Splitting The Bill

Posted by Mike Walsh

7/5/07 10:26 AM

The best and probably only good thing about being sick in bed with the flu is that its the perfect opportunity to catch up on trashy television. And no, I'm not talking about Oprah. Thanks to iTunes I went on a downloading binge that included Lost, Battlestar Galactica and even quirkier titles like Eureka, Kyle XY, the Dresden Files, Jericho, Blade and Surface. And that's when I discovered the catch. A lot of a niche programming that ends up on iTunes also ends up getting cancelled. Anyway, it got me thinking. In an on demand future - just how will television get funded? 

TV shows can get axed for all kinds of reasons. A competitive time slot against American Idol, fickle audience ratings or a studio executive having a bad hair day. Ironically, a lot of these shows are now ending up on the iTunes store making it a kind of elephant graveyard for discarded television. However, if you read through the user comments on these shows you will notice something interesting. In many cases, although these shows tanked on first broadcast - over time they have managed to accumulate a large and loyal audience. Trouble is, by the time that happens - its generally too late and everyone has moved on. So even if niche audiences want to buy niche content - the economics just don't match with the way that television is currently produced. So much for the long tail.

There's a book by Stephen Johnson that's as interesting as its title. Its called 'Everything Bad is Good For You' and one of its big ideas is that as popular culture becomes more complex, consuming it actually makes you smarter not dumber. Its a tantalising possibility and certainly right on the major point. TV drama is getting more complicated. Multiple character arcs, hidden clues, threaded story lines, obscure referencing and pay offs that can take multiple seasons to crystallize. Its also why buying DVD box sets of complete seasons provides a better experience than trying to watch shows as they trickle broadcast each week. And more tellingly, why downloading TV may be even better than DVD.

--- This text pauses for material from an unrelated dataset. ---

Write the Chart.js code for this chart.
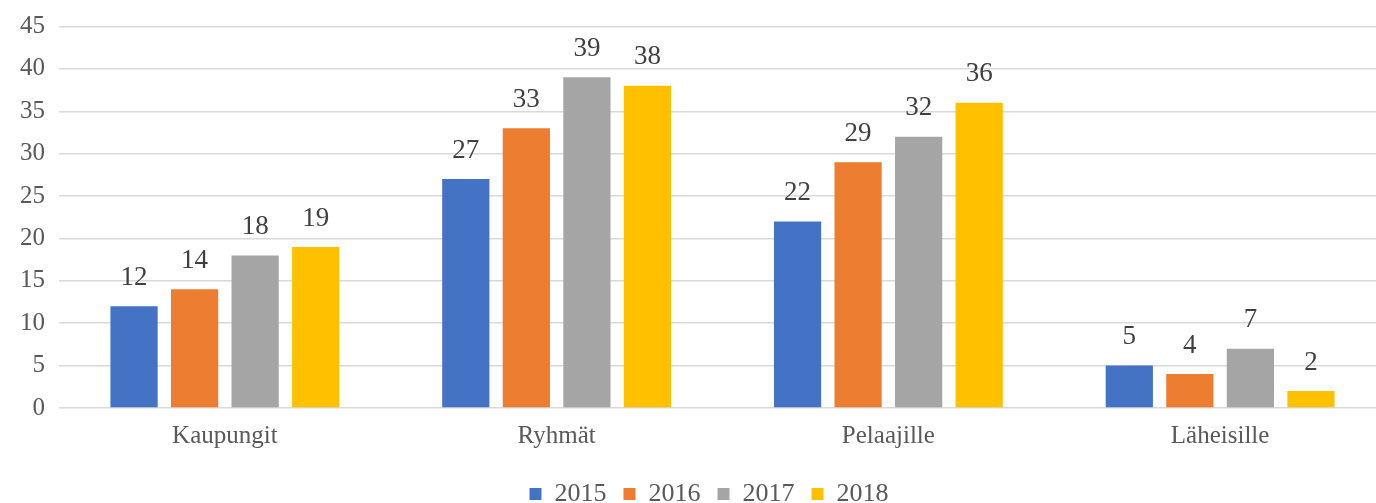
<!DOCTYPE html>
<html>
<head>
<meta charset="utf-8">
<script src="https://cdn.jsdelivr.net/npm/chart.js@4"></script>
<style>
  html, body { margin: 0; padding: 0; background: #fff; overflow: hidden; }
  /* the original chart runs a little past the right edge of the crop */
  #wrap { width: 1386px; height: 503px; }
</style>
</head>
<body>
<div id="wrap"><canvas id="chart"></canvas></div>
<script>
// data
const categories = ["Kaupungit", "Ryhmät", "Pelaajille", "Läheisille"];
const years = ["2015", "2016", "2017", "2018"];
const values2015 = [12, 27, 22, 5];
const values2016 = [14, 33, 29, 4];
const values2017 = [18, 39, 32, 7];
const values2018 = [19, 38, 36, 2];
const yTicks = [0, 5, 10, 15, 20, 25, 30, 35, 40, 45];

const colors = ["#4472c4", "#ed7d31", "#a5a5a5", "#ffc000"];
const FONT = "'Liberation Serif', 'DejaVu Serif', serif";

// simple value labels above each bar (no datalabels plugin available)
const barLabels = {
  id: "barLabels",
  afterDatasetsDraw(chart) {
    const ctx = chart.ctx;
    ctx.save();
    ctx.font = "27px " + FONT;
    ctx.fillStyle = "#404040";
    ctx.textAlign = "center";
    ctx.textBaseline = "bottom";
    chart.data.datasets.forEach((ds, i) => {
      chart.getDatasetMeta(i).data.forEach((bar, j) => {
        ctx.fillText(String(ds.data[j]), bar.x, bar.y - 15);
      });
    });
    ctx.restore();
  },
};

// nudge the legend to where it sits in the reference
const legendShift = {
  id: "legendShift",
  afterLayout(chart) {
    const lg = chart.legend;
    if (!lg) return;
    lg.left += 13;
    lg.right += 13;
    lg.top += 8;
    lg.bottom += 8;
  },
};

const seriesValues = [values2015, values2016, values2017, values2018];

new Chart(document.getElementById("chart"), {
  type: "bar",
  data: {
    labels: categories,
    datasets: years.map((y, i) => ({
      label: y,
      data: seriesValues[i],
      backgroundColor: colors[i],
      barPercentage: 0.78,
      categoryPercentage: 0.73,
    })),
  },
  options: {
    responsive: true,
    maintainAspectRatio: false,
    animation: false,
    layout: { padding: { top: 5, right: 0, left: 6, bottom: -6 } },
    plugins: {
      tooltip: { enabled: false },
      legend: {
        position: "bottom",
        labels: {
          boxWidth: 12,
          boxHeight: 12,
          padding: 17,
          color: "#595959",
          font: { family: FONT, size: 26 },
        },
      },
    },
    scales: {
      x: {
        grid: { display: false },
        border: { display: false },
        ticks: { color: "#595959", font: { family: FONT, size: 25 }, padding: 5 },
      },
      y: {
        min: 0,
        max: 45,
        afterBuildTicks: (axis) => { axis.ticks = yTicks.map((v) => ({ value: v })); },
        grid: { color: "#d9d9d9", lineWidth: 1.5, drawTicks: false },
        border: { display: false },
        ticks: { color: "#595959", font: { family: FONT, size: 25, lineHeight: 1 }, padding: 14 },
      },
    },
  },
  plugins: [barLabels, legendShift],
});
</script>
</body>
</html>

There are several reasons for this. Subscribing to a show, and having the latest episode pushed to you as soon as its ready beats waiting for your local network to screen last season's episode, or deciding to remove a series altogether from their programming schedule. Secondly - online delivery fits well with the way that the new generation of consumers will increasingly discover entertainment. Namely, through each other. Network based discovery examples include forwarded links to YouTube clips, embedded videos on social media profiles or intelligent recommendations from aggregators like iTunes or Amazon. Thirdly, there is a wealth of online content about television - reviews, fan material, episode analysis and audience detective work - just waiting to be aggregated and presented as an overlay on the original show. It makes decoding a series like Lost a lot easier, and is a hell of a lot better than any trite DVD extras feature. And now that it has become simpler to display downloaded content on garden variety televisions, all of the above will be increasingly relevant to your average, rather than alpha geek audience member.

Except for one thing. Most of the television currently available for legal download was formatted and financed by an entirely different business model. It wasn't made for individual episode retail. It was designed to deliver mass audiences at a particular point of time, and financed accordingly. And even then, most shows only become really profitable when enough seasons have been made for the series to go into a syndicated repeat cycle.

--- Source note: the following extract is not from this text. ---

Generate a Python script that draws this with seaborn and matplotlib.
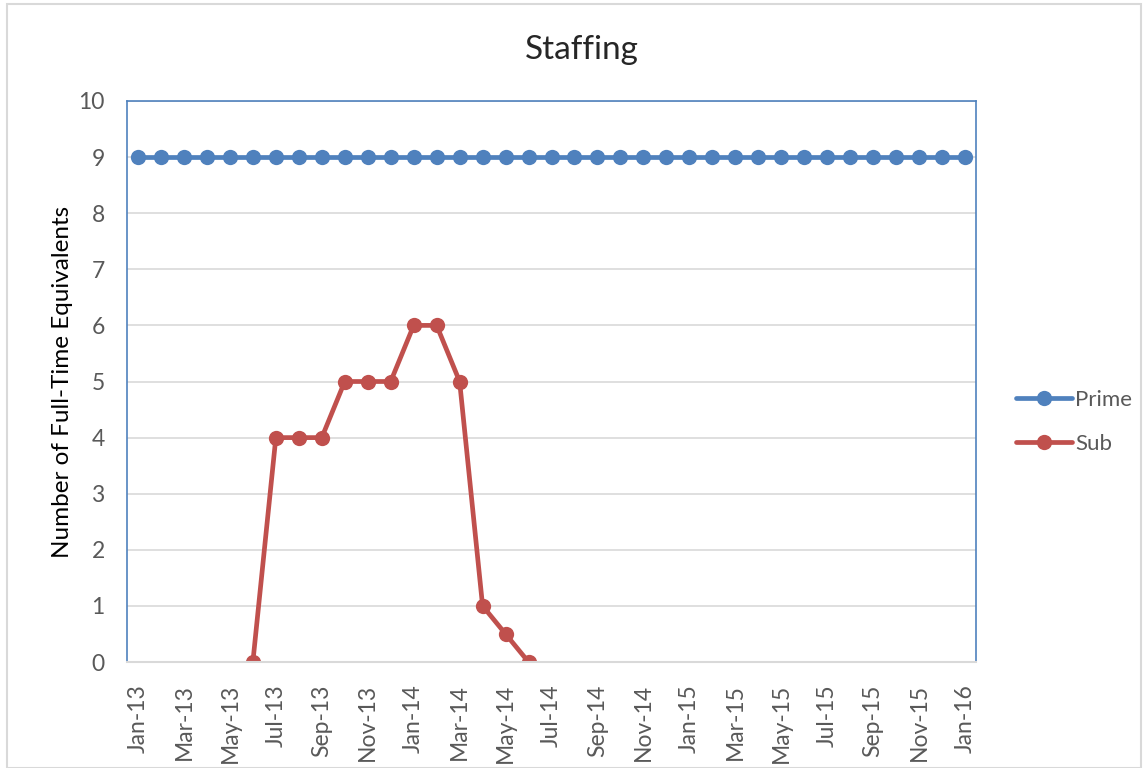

So, without a fat network output deal - who would be crazy enough to spend millions of dollars per episode for a desert island drama with polar bears and invisble dinosaurs? You certainly couldn't rely on a user pays model unless you were very sure that they would indeed pay. One possibility is that in the short term we will see more cheap and cheerful web entertainment, like Michael Eisner's Prom Queen series on Myspace. Certainly, the present immaturity of new media business models means that the only current solution for profitability is to keep production costs low. However in the longer term,  prepaid sales like the 'Season Pass' feature on iTunes may become a more important metric in determining whether pilots get turned into series, and series continue into a second season.

That's not to say that the advertising funded model is dead. Quite the contrary. We are just now seeing the beginnings of the ultimate mash up between the targeting and price effificency of Google's Adwords with the brand impact of television advertising. The tricky bit to get right is measuring and delivering advertising when viewing is not concentrated at a particular time and on a particular channel, but fragmented across millions of sites, devices, and moments. If you read between the lines, that's what the new Newscorp joint venture with NBC is all about - creating a decentralized platform to commercialize eyeballs on content - whether they be on a portal, a social network, a blog site or even shared directly between consumers themselves.

The important thing to realise about all of this is that the future of television is not being driven by greedy media executives trying to be more creative about making more money. Or not entirely, anyway. There are deep changes in the nature of audiences and entertainment consumption taking place. Unfortunately, how fast those trends become solidified into everyday couch potato reality is as much in the hands of the lawyers as the bean counters. And that's never a good thing.